▶ **Stored items from a collection**:

------------------------------------------------------------------------

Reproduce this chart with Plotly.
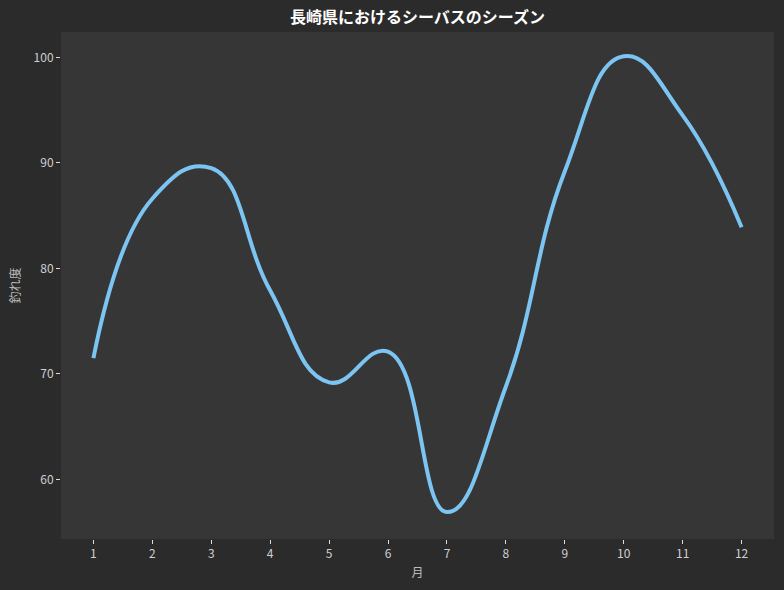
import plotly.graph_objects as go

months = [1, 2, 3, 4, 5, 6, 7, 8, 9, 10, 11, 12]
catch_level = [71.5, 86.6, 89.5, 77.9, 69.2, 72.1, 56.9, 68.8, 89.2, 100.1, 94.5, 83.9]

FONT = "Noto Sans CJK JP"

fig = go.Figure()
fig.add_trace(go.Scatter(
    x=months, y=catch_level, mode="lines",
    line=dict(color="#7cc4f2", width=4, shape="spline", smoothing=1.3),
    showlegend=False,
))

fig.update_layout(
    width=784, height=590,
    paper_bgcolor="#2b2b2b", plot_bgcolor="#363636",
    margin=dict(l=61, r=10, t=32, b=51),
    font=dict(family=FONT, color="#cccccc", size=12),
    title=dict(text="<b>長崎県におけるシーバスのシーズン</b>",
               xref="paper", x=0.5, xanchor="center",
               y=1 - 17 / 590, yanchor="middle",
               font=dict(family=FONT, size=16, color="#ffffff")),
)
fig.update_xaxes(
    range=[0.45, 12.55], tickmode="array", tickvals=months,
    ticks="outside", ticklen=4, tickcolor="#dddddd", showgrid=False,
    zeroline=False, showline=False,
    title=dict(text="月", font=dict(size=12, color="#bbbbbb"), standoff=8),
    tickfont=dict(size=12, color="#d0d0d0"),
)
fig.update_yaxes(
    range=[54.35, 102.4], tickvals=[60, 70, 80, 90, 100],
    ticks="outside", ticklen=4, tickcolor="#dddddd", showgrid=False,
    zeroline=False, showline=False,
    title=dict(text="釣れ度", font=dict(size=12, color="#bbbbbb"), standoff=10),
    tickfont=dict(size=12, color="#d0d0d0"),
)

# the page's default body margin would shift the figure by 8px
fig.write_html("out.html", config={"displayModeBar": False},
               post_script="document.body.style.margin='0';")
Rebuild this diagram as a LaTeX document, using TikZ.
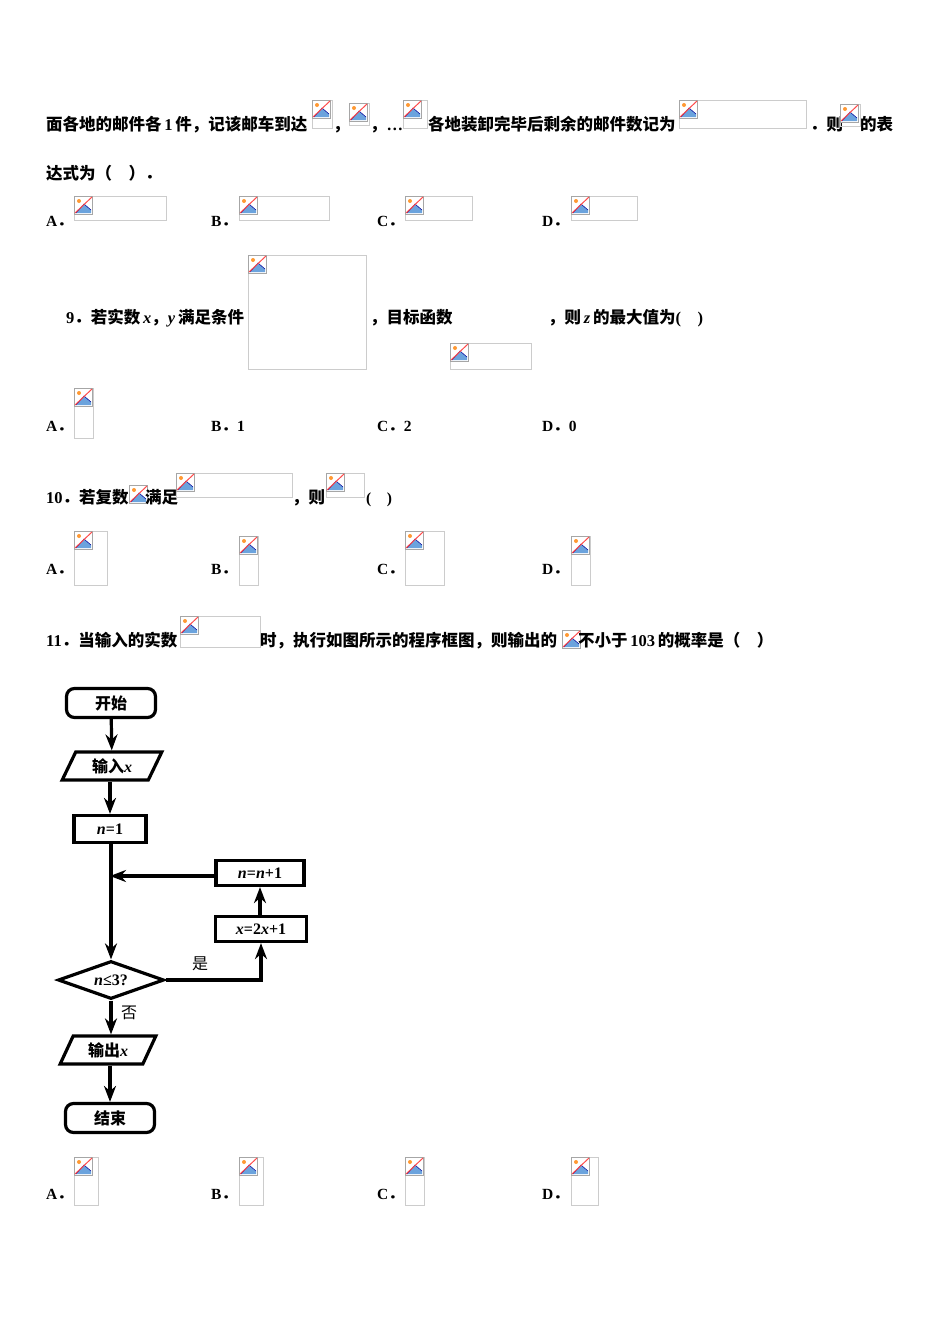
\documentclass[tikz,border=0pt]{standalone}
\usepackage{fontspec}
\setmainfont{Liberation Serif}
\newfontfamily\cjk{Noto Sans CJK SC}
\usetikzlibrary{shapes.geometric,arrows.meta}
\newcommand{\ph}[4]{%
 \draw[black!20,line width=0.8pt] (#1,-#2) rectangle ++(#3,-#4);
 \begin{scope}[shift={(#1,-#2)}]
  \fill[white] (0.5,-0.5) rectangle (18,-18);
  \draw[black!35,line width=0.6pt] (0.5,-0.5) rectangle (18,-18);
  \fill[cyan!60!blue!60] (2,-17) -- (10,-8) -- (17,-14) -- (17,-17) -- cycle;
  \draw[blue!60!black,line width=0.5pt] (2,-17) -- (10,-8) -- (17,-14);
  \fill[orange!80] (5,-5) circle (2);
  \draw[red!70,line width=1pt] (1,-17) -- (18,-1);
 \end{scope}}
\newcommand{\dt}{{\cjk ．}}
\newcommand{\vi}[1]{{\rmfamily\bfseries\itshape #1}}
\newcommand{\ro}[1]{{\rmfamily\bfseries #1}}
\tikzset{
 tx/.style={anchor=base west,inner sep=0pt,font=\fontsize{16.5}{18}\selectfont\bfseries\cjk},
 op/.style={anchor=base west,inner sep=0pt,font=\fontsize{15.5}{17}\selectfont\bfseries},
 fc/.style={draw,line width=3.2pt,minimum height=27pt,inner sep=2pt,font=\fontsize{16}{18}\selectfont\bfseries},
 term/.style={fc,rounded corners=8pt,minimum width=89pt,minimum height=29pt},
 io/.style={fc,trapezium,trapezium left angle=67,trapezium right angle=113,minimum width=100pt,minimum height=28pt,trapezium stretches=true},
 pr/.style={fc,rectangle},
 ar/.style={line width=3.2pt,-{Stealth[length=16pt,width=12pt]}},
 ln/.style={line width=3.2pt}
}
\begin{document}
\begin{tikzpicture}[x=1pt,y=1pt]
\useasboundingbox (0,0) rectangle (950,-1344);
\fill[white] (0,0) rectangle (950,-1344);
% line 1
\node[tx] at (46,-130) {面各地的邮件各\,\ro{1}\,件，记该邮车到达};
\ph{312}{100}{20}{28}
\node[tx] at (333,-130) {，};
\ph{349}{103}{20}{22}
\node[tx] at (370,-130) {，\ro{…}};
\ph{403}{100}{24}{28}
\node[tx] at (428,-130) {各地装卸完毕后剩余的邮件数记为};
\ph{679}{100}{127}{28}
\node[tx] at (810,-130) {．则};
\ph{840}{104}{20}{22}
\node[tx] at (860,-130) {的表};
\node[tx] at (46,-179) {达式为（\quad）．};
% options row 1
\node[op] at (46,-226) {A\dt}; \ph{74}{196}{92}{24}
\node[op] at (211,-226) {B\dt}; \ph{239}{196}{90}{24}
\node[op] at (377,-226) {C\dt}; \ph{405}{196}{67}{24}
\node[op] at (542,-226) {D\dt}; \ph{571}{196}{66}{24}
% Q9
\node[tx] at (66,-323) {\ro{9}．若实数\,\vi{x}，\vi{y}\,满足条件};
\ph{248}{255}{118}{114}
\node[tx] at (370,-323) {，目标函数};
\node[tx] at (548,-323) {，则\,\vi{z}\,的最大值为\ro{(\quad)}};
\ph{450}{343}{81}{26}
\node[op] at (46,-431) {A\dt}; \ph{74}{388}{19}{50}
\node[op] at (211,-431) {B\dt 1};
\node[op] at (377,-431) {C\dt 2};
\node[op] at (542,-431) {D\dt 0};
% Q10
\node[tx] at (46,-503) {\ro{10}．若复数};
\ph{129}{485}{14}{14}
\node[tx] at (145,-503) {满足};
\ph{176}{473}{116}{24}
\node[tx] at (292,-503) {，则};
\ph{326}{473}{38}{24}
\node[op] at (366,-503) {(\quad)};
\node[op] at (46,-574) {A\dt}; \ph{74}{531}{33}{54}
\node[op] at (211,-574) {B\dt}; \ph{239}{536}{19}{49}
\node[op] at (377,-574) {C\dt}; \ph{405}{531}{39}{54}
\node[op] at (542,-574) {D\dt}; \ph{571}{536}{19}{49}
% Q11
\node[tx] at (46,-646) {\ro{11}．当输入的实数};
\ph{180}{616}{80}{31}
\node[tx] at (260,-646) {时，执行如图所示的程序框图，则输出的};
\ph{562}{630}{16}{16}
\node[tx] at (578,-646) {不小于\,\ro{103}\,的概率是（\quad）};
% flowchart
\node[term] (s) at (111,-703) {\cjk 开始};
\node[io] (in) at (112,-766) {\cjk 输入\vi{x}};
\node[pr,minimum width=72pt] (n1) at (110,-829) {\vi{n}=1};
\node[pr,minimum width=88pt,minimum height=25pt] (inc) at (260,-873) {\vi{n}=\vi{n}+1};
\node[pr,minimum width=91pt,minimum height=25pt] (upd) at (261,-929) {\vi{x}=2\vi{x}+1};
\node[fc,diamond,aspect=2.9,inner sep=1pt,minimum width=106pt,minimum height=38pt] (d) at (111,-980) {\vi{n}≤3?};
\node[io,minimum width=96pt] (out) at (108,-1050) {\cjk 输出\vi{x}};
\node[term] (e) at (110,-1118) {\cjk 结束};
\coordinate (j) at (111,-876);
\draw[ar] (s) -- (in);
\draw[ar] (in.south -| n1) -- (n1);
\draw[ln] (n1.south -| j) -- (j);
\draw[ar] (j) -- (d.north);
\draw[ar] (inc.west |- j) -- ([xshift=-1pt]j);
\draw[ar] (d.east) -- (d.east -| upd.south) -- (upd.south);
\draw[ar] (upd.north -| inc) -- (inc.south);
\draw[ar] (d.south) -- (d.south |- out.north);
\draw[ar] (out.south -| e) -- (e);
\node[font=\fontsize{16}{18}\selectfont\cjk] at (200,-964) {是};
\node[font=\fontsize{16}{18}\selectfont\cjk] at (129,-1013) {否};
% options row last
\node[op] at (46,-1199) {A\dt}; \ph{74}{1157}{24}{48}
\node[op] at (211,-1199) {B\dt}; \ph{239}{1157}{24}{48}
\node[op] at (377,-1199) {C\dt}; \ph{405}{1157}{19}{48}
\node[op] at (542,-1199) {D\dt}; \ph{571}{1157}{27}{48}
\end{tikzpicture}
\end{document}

------------------------------------------------------------------------

▶ **YOUR OBJECTIVE**:
Scan the material above. Copy each line that holds the word "this".

▶ **EXERCISE RESPONSE**:
Reproduce this chart with Plotly.
Rebuild this diagram as a LaTeX document, using TikZ.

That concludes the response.